Monday, January 23, 2012

Tom Brady Sucks - Just Ask Him

Tom Brady Sucks - Just Ask Him



Tom Brady sucks.

Brady admitted as much Sunday after his New England Patriots luckily won the AFC Championship, 23-20, over the Baltimore Ravens, confirming an opinion already held by many Baltimoreans – along with millions nationwide – of the mollycoddled quarterback.

"Well, I sucked pretty bad today,” Brady proclaimed in front of a national audience, “But as badly as I sucked I still wouldn’t want to trade places with that choking dog Billy Cundiff for all the Syrup of ipecac hidden in Gisele’s purse.”

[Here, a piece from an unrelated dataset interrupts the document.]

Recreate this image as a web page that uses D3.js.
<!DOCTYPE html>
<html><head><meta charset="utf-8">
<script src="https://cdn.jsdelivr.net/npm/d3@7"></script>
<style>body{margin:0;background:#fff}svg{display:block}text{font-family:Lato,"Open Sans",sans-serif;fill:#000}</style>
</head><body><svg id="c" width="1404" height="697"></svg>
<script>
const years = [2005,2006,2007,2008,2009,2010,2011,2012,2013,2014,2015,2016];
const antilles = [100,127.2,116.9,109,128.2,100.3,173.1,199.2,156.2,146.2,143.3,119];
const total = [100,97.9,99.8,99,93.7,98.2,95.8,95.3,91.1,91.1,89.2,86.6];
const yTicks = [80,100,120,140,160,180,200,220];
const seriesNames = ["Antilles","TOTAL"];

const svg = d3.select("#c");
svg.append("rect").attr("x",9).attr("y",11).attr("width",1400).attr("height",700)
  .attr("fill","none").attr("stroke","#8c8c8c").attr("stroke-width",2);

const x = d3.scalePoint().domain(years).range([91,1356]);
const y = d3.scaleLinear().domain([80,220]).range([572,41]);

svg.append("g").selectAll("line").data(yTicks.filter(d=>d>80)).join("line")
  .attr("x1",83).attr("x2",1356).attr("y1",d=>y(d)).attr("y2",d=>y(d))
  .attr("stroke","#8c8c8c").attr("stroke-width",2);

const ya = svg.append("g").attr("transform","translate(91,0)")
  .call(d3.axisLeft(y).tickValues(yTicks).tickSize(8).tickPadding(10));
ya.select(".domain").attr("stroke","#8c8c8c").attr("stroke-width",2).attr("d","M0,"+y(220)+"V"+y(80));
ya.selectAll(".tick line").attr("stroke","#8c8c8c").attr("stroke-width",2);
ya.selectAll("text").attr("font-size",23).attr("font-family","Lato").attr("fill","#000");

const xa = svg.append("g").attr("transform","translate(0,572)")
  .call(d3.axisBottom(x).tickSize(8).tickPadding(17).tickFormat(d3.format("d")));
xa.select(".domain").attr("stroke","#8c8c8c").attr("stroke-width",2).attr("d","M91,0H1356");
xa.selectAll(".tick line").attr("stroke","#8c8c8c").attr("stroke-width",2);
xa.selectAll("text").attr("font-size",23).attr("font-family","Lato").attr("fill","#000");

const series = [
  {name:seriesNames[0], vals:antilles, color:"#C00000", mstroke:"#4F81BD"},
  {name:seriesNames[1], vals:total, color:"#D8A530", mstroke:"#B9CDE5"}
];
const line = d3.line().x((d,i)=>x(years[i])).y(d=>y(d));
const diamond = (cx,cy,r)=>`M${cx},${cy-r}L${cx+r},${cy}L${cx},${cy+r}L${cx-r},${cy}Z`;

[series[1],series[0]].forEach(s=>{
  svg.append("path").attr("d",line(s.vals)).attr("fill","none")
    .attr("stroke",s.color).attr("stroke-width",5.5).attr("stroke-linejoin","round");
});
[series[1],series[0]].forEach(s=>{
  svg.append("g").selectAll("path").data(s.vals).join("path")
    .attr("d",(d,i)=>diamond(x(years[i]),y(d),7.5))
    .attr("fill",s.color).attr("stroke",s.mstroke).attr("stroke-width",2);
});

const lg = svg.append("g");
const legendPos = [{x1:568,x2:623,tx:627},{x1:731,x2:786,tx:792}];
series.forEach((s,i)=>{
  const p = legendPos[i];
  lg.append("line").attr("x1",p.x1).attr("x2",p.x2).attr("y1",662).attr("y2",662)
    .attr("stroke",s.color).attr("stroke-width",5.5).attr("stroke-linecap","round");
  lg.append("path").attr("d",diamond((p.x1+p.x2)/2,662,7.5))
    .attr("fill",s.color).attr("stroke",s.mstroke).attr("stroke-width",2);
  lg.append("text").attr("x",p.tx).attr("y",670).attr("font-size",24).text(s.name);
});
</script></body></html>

Brady’s long overdue admission came on the on-field podium during the presentation of the Lamar Hunt trophy after the pampered poof turned in a rather pedestrian passing performance of 22 of 36 for 239 yards, no touchdowns and two interceptions.

Brady had two more interceptions which were called back because of Baltimore penalties.  He was clearly outplayed by his mustachioed Ravens counterpart, “Broadway Market” Joe Flacco, who also went 22 of 36, but for 306 yards with two touchdowns and only one interception as well as a costly game-winning drop by future CFL’er, Lee Evans.

About an hour later, dressed in a dark brown outfit with a dainty silk pocket square, undoubtedly picked out by his beard of three years, Gisele Bündchen, Brady was asked at the postgame interview podium if he still agreed with his earlier spot-on self-assessment.

"As a quarterback, you never want to turn the ball over," said Brady, fighting back tears.  “What you want to do is hold it tenderly to your chest and gaze lovingly into the camera with limpid, puppy dog eyes.

“Or better yet,” Brady continued, “Marinate the ball with a little saddle soap, drape Coach Belicheck’s hoodie across your bare, naked shoulders, and gently squat on the ball until it disappears. That’s the way I like it.  I got that one from Bledsoe.”

Brady’s preferred method of holding a football.



















A visibly agitated and inebriated Robert Kraft concurred with Brady’s sucking confession.

"He might say he sucked – and he did. He sucked big, dirty rhino balls,” slurred Kraft when reached for comment. “And I’m not talking about zoo rhinos that get a warm, soapy water, weekly nutsack hose-down – I’m talking Serengeti Plains, mud-caked, tsetse fly-bitten, cheetah-clawed, boil-ridden goddamn big fat hairy-ass rhino balls. That’s how much he sucked.  But hey, we won the fuckin’ game."

Brady will face fellow slippery-ball squatter, Eli Manning – who thus far has refused to admit he sucks – and the New York Giants in Super Bowl XLVI in two weeks in a rematch of the 2008 contest which saw Manning and the Giants beating the previously undefeated Patriots and the sucking Brady, 17-14.